Gunshow Comic Anime Club and Saying Your Anime Sucks

Gunshow Comic’s “The Anime Club” recently reminded me of how easy it is to make someone angry by saying their favorite show sucks. For those of you who haven’t read “The Anime Club,” it’s an on-going series about a group of high school kids who love anime and fall prey to every negative otaku stereotype possible, and yet is still fun to read and never actually feels mean-spirited even when it’s actually making fun of anime.

In the relevant chapter, a loud and obnoxious character insults the all-time favorite of another loud and obnoxious character, and through it reveals the simple steps needed to insult anyone’s favorite show. All you do is declare that the story is “predictable” or “cliche,” the characters “flat and one-dimensional,” and possibly insult their intelligence and/or maturity. You don’t even have to know anything about the show to do this.

Now it’s not like bad characters in fiction don’t exist, let alone in anime, but what’s interesting about this generalized method of diminishing someone else’s tastes in anime is that it hits on multiple vital levels.

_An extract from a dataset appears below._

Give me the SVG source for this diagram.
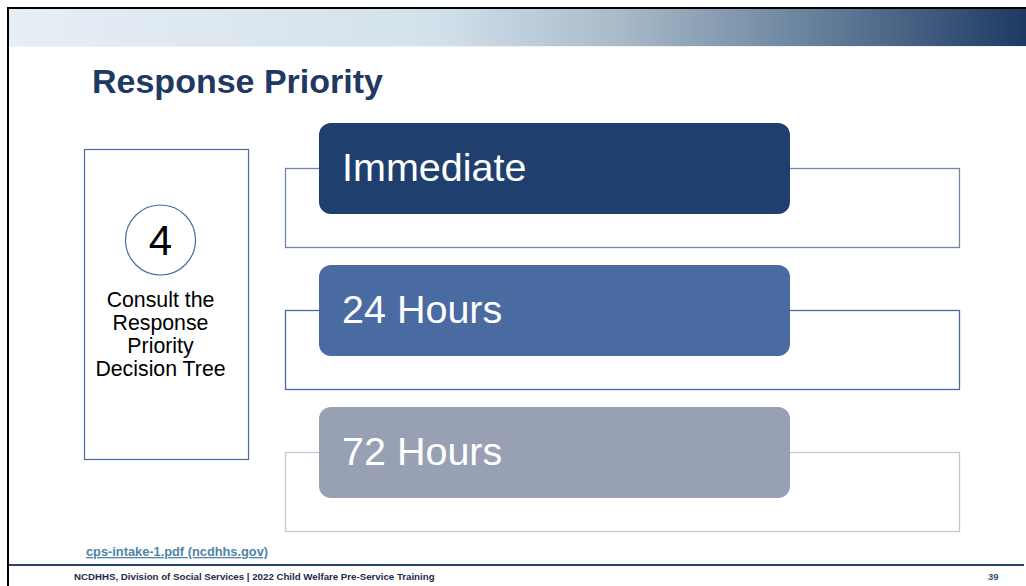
<svg xmlns="http://www.w3.org/2000/svg" width="1026" height="586" viewBox="0 0 1026 586">
<defs>
<linearGradient id="band" x1="0" y1="0" x2="1" y2="0">
<stop offset="0" stop-color="#e7eef6"/>
<stop offset="0.42" stop-color="#d2e1eb"/>
<stop offset="0.6" stop-color="#a9bac9"/>
<stop offset="0.8" stop-color="#647e9a"/>
<stop offset="1" stop-color="#1e3a63"/>
</linearGradient>
<style>
.frame{fill:none;stroke-width:1.3}
.lbl{font-family:"Liberation Sans",Arial,sans-serif;font-size:39.5px;fill:#ffffff}
.side{font-family:"Liberation Sans",Arial,sans-serif;font-size:21.3px;fill:#000000;text-anchor:middle}
</style>
</defs>
<rect x="0" y="0" width="1026" height="586" fill="#ffffff"/>
<rect x="9" y="9" width="1017" height="37" fill="url(#band)"/>
<line x1="9" y1="46.5" x2="1026" y2="46.5" stroke="#eef3f8" stroke-width="1"/>
<line x1="7" y1="8" x2="1026" y2="8" stroke="#000000" stroke-width="2"/>
<line x1="8" y1="8" x2="8" y2="586" stroke="#000000" stroke-width="2"/>
<line x1="9" y1="565" x2="1024" y2="565" stroke="#2a446a" stroke-width="2"/>
<text x="92" y="93" font-family="Liberation Sans,Arial,sans-serif" font-size="34" font-weight="bold" fill="#1f3864">Response Priority</text>

<g id="step">
<rect x="84.5" y="149.5" width="164" height="310" fill="none" stroke="#4a6aa0" stroke-width="1.2"/>
<circle cx="160.5" cy="240" r="35" fill="none" stroke="#4a6aa0" stroke-width="1.2"/>
<text x="160.5" y="255" class="side" style="font-size:42px">4</text>
<text x="160.5" y="307" class="side">Consult the</text>
<text x="160.5" y="330" class="side">Response</text>
<text x="160.5" y="353" class="side">Priority</text>
<text x="160.5" y="376" class="side">Decision Tree</text>
</g>

<g id="connectors">
<rect x="285.5" y="168.5" width="674" height="79" class="frame" stroke="#6f86ad"/>
<rect x="285.5" y="310.5" width="674" height="79" class="frame" stroke="#4a6aa2"/>
<rect x="285.5" y="452.5" width="674" height="79" class="frame" stroke="#c3c7d3"/>
</g>

<g id="immediate">
<rect x="319" y="123" width="471" height="91" rx="12" fill="#1f406f"/>
<text x="342" y="181" class="lbl">Immediate</text>
</g>
<g id="hours24">
<rect x="319" y="265" width="471" height="91" rx="12" fill="#4a6aa2"/>
<text x="342" y="323" class="lbl">24 Hours</text>
</g>
<g id="hours72">
<rect x="319" y="407" width="471" height="91" rx="12" fill="#98a1b3"/>
<text x="342" y="465" class="lbl">72 Hours</text>
</g>

<text x="86" y="556" font-family="Liberation Sans,Arial,sans-serif" font-size="12.8" font-weight="bold" fill="#4f84a6" text-decoration="underline">cps-intake-1.pdf (ncdhhs.gov)</text>
<text x="74" y="580" font-family="Liberation Sans,Arial,sans-serif" font-size="9.7" font-weight="bold" fill="#1f2a44">NCDHHS, Division of Social Services | 2022 Child Welfare Pre-Service Training</text>
<text x="988" y="580" font-family="Liberation Sans,Arial,sans-serif" font-size="9.5" font-weight="bold" fill="#3c5070">39</text>
</svg>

First, by saying that a show is predictable, you say that they are easily entertained and have less intelligence than they should for not being able to see the “obvious” developments. And if you were to look at the self-image of anime fans, you’d see that they usually consider themselves to be smarter than average. Second, by calling their favorite characters flat, you trivialize any emotional connections they have made with those characters and demean the fact that they opened up to it. Third, by calling into question their level of maturity, you exploit that niggling doubt that exists in a great many anime fans, that their hobby is worthless and that a “well-adjusted person” who lives in the real world would never do this.

The last one’s efficacy is dampened somewhat if it’s coming from one anime fan to another, and in general the effect weakens the more you talk specifics as then the possibility of mutual understanding increases. But the overall effect, whether the blow is softened by familiarity or not, is that it becomes an attack on an anime fan’s confidence, and many fans have some degree of confidence issues.